Question

Police response time to an emergency call is the difference between the time the call is first received by the dispatcher and the time a patrol car radios that it has arrived at the scene. Over a long period of time, it has been determined that the police response time has a normal distribution with a mean of 9.6 minutes and a standard deviation of 2.3 minutes. For a randomly received emergency call, find the following probabilities. (For each answer, enter a number. Round your answers to four decimal places.)

a. between 5 and 10 min
b. less than 5 min
c. more than 10 min

Answer 1

a) 0.5447

b) 0.0228

c) 0.4325

Explanation:

Normal Probability Distribution:

Problems of normal distributions can be solved using the z-score formula.

In a set with mean
`\mu` and standard deviation
`\sigma`, the z-score of a measure X is given by:

`Z = (X - \mu)/(\sigma)`

The Z-score measures how many standard deviations the measure is from the mean. After finding the Z-score, we look at the z-score table and find the p-value associated with this z-score. This p-value is the probability that the value of the measure is smaller than X, that is, the percentile of X. Subtracting 1 by the p-value, we get the probability that the value of the measure is greater than X.
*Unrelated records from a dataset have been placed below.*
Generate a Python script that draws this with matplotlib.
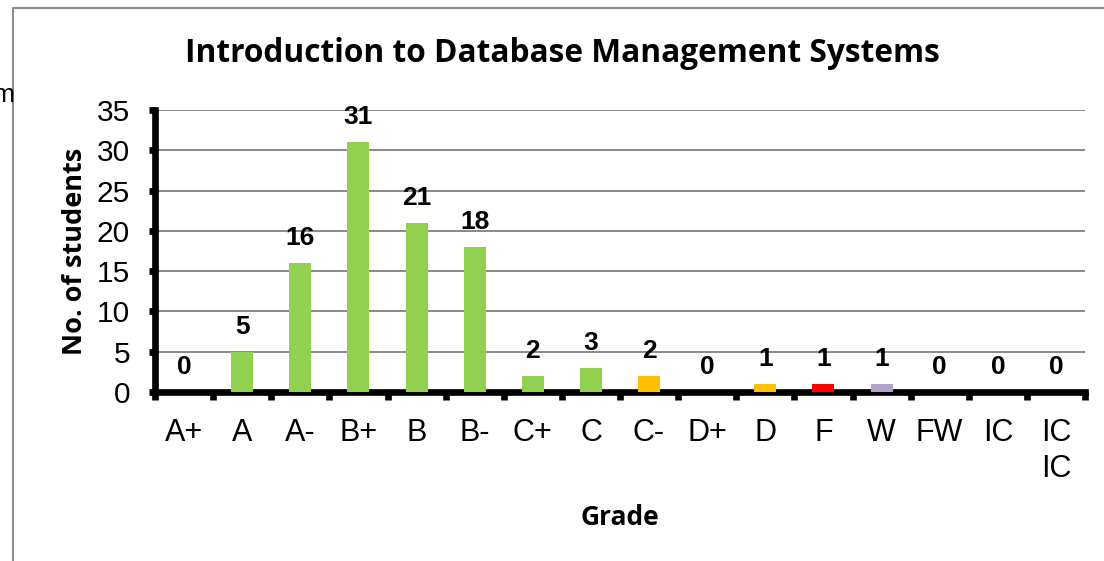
import matplotlib
matplotlib.use("Agg")
import matplotlib.pyplot as plt
from matplotlib.lines import Line2D
import numpy as np

grades = ["A+", "A", "A-", "B+", "B", "B-", "C+", "C", "C-", "D+", "D", "F", "W", "FW", "IC", "IC\nIC"]
students = [0, 5, 16, 31, 21, 18, 2, 3, 2, 0, 1, 1, 1, 0, 0, 0]
bar_colors = ["#92D050"] * 8 + ["#FFC000", "#FFC000", "#FFC000", "#FF0000", "#B3A2C7", "#92D050", "#92D050", "#92D050"]

W, H = 1104, 561
fig = plt.figure(figsize=(W / 100, H / 100), dpi=100)
ax = fig.add_axes([155 / W, 1 - 392 / H, (1085 - 155) / W, (392 - 110) / H])

x = np.arange(len(grades))
ax.bar(x, students, width=0.38, color=bar_colors, zorder=3)

# etiquetas de valor encima de cada barra
for xi, v in zip(x, students):
    ax.annotate(str(v), (xi, v), xytext=(0, 18), textcoords="offset points",
                ha="center", va="center", fontsize=19, fontweight="bold",
                family="Liberation Sans", zorder=4)

ax.set_xlim(-0.5, len(grades) - 0.5)
ax.set_ylim(0, 35)
ax.set_yticks(np.arange(0, 36, 5))
ax.yaxis.grid(True, color="#898989", linewidth=1.4, zorder=0)
ax.set_axisbelow(True)

for s in ["top", "right"]:
    ax.spines[s].set_visible(False)
for s in ["left", "bottom"]:
    ax.spines[s].set_linewidth(4.8)
    ax.spines[s].set_color("black")

ax.set_xticks(x)
ax.set_xticklabels(grades, fontsize=22, family="Liberation Sans", va="top", linespacing=1.25)
ax.tick_params(axis="x", which="major", length=0, pad=19)
ax.set_xticks(np.arange(-0.5, len(grades), 1), minor=True)
ax.tick_params(axis="x", which="minor", length=6, width=4.8, direction="out", color="black")
ax.tick_params(axis="y", which="major", length=4, width=4.8, direction="out", pad=14,
               labelsize=21.5)
for lab in ax.get_yticklabels():
    lab.set_family("Liberation Sans")

ax.set_ylabel("No. of students", fontsize=19.5, fontweight="bold", family="Open Sans", labelpad=6)
ax.set_xlabel("Grade", fontsize=19, fontweight="bold", family="Open Sans", labelpad=14)
fig.text(562 / W, 1 - 54 / H, "Introduction to Database Management Systems",
         ha="center", va="center", fontsize=22.8, fontweight="bold", family="Open Sans")

# marco gris del gráfico y texto cortado a la izquierda
fig.add_artist(Line2D([13 / W, 13 / W, 1.0], [0.0, 1 - 8 / H, 1 - 8 / H],
                      transform=fig.transFigure, color="#8c8c8c", linewidth=1.5))
fig.text(14 / W, 1 - 95 / H, "m", ha="right", va="center", fontsize=19, family="Liberation Sans")

fig.savefig("out.png", dpi=100)
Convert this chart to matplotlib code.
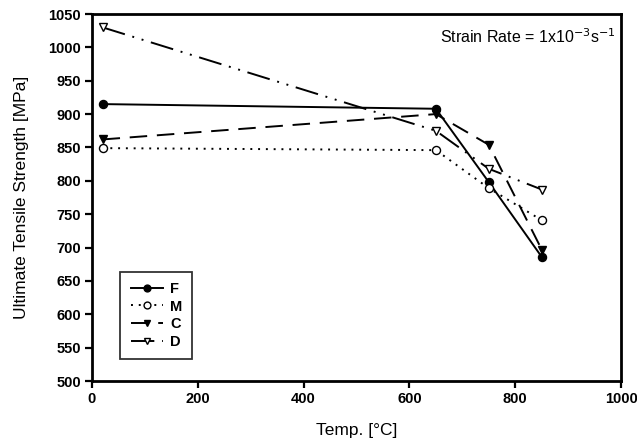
import matplotlib
matplotlib.use("Agg")
import matplotlib.pyplot as plt

temps = [20, 650, 750, 850]
F = [915, 908, 798, 686]
M = [849, 846, 789, 741]
C = [862, 900, 854, 697]
D = [1030, 875, 818, 787]

x_ticks = [0, 200, 400, 600, 800, 1000]
y_ticks = list(range(500, 1051, 50))

plt.rcParams['font.family'] = ['Liberation Sans', 'DejaVu Sans']

fig = plt.figure(figsize=(6.37, 4.46), dpi=100)
ax = fig.add_axes([0.1444, 0.1457, 0.8306, 0.8229])

lw = 1.4
ms = 5.8
ax.plot(temps, F, color='black', lw=lw, ls='-', marker='o', ms=ms, mfc='black', mec='black', label='F')
ax.plot(temps, M, color='black', lw=lw, ls=(0, (1, 3)), marker='o', ms=ms, mfc='white', mec='black', label='M')
ax.plot(temps, C, color='black', lw=lw, ls=(0, (9, 5)), marker='v', ms=ms, mfc='black', mec='black', label='C')
ax.plot(temps, D, color='black', lw=lw, ls=(0, (12, 4, 1, 4, 1, 4)), marker='v', ms=ms, mfc='white', mec='black', label='D')

ax.set_xlim(0, 1000)
ax.set_ylim(500, 1050)
ax.set_xticks(x_ticks)
ax.set_yticks(y_ticks)
ax.tick_params(direction='out', length=5, width=1.6, labelsize=10.5, pad=3)
for lab in ax.get_xticklabels() + ax.get_yticklabels():
    lab.set_fontweight('bold')
for s in ax.spines.values():
    s.set_linewidth(2.0)

ax.set_xlabel('Temp. [°C]', fontsize=12.5, labelpad=12)
ax.set_ylabel('Ultimate Tensile Strength [MPa]', fontsize=12.5, labelpad=14)

ax.text(0.99, 0.965, r'Strain Rate = 1x10$^{-3}$s$^{-1}$', transform=ax.transAxes,
        ha='right', va='top', fontsize=11.5)

leg = ax.legend(loc='lower left', bbox_to_anchor=(0.04, 0.04), frameon=True, fancybox=False,
                edgecolor='black', handlelength=2.2, borderpad=0.7, markerscale=0.85,
                labelspacing=0.25, handletextpad=0.5, prop={'weight': 'bold', 'size': 10.5})
leg.get_frame().set_linewidth(1.3)

fig.savefig('out.png', dpi=100)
Normal distribution with a mean of 9.6 minutes and a standard deviation of 2.3 minutes.

This means that
`\mu = 9.6, \sigma = 2.3`

a. between 5 and 10 min

This is the p-value of Z when X = 10 subtracted by the p-value of Z when X = 5. So

X = 10

`Z = (X - \mu)/(\sigma)`

`Z = (10 - 9.6)/(2.3)`

`Z = 0.17`

`Z = 0.17` has a p-value of 0.5675

X = 5

`Z = (X - \mu)/(\sigma)`

`Z = (5 - 9.6)/(2.3)`

`Z = -2`

`Z = -2` has a p-value of 0.0228

0.5675 - 0.0228 = 0.5447 probability that a randomly received emergency call is between 5 and 10 minutes.

b. less than 5 min

p-value of Z when X = 5, which from item a), is 0.0228, so 0.0228 probability that a randomly received emergency call is of less than 5 minutes.

c. more than 10 min

1 subtracted by the p-value of Z when X = 10, which, from item a), is of 0.5675.

1 - 0.5675 = 0.4325

0.4325 probability that a randomly received emergency call is of more than 10 minutes.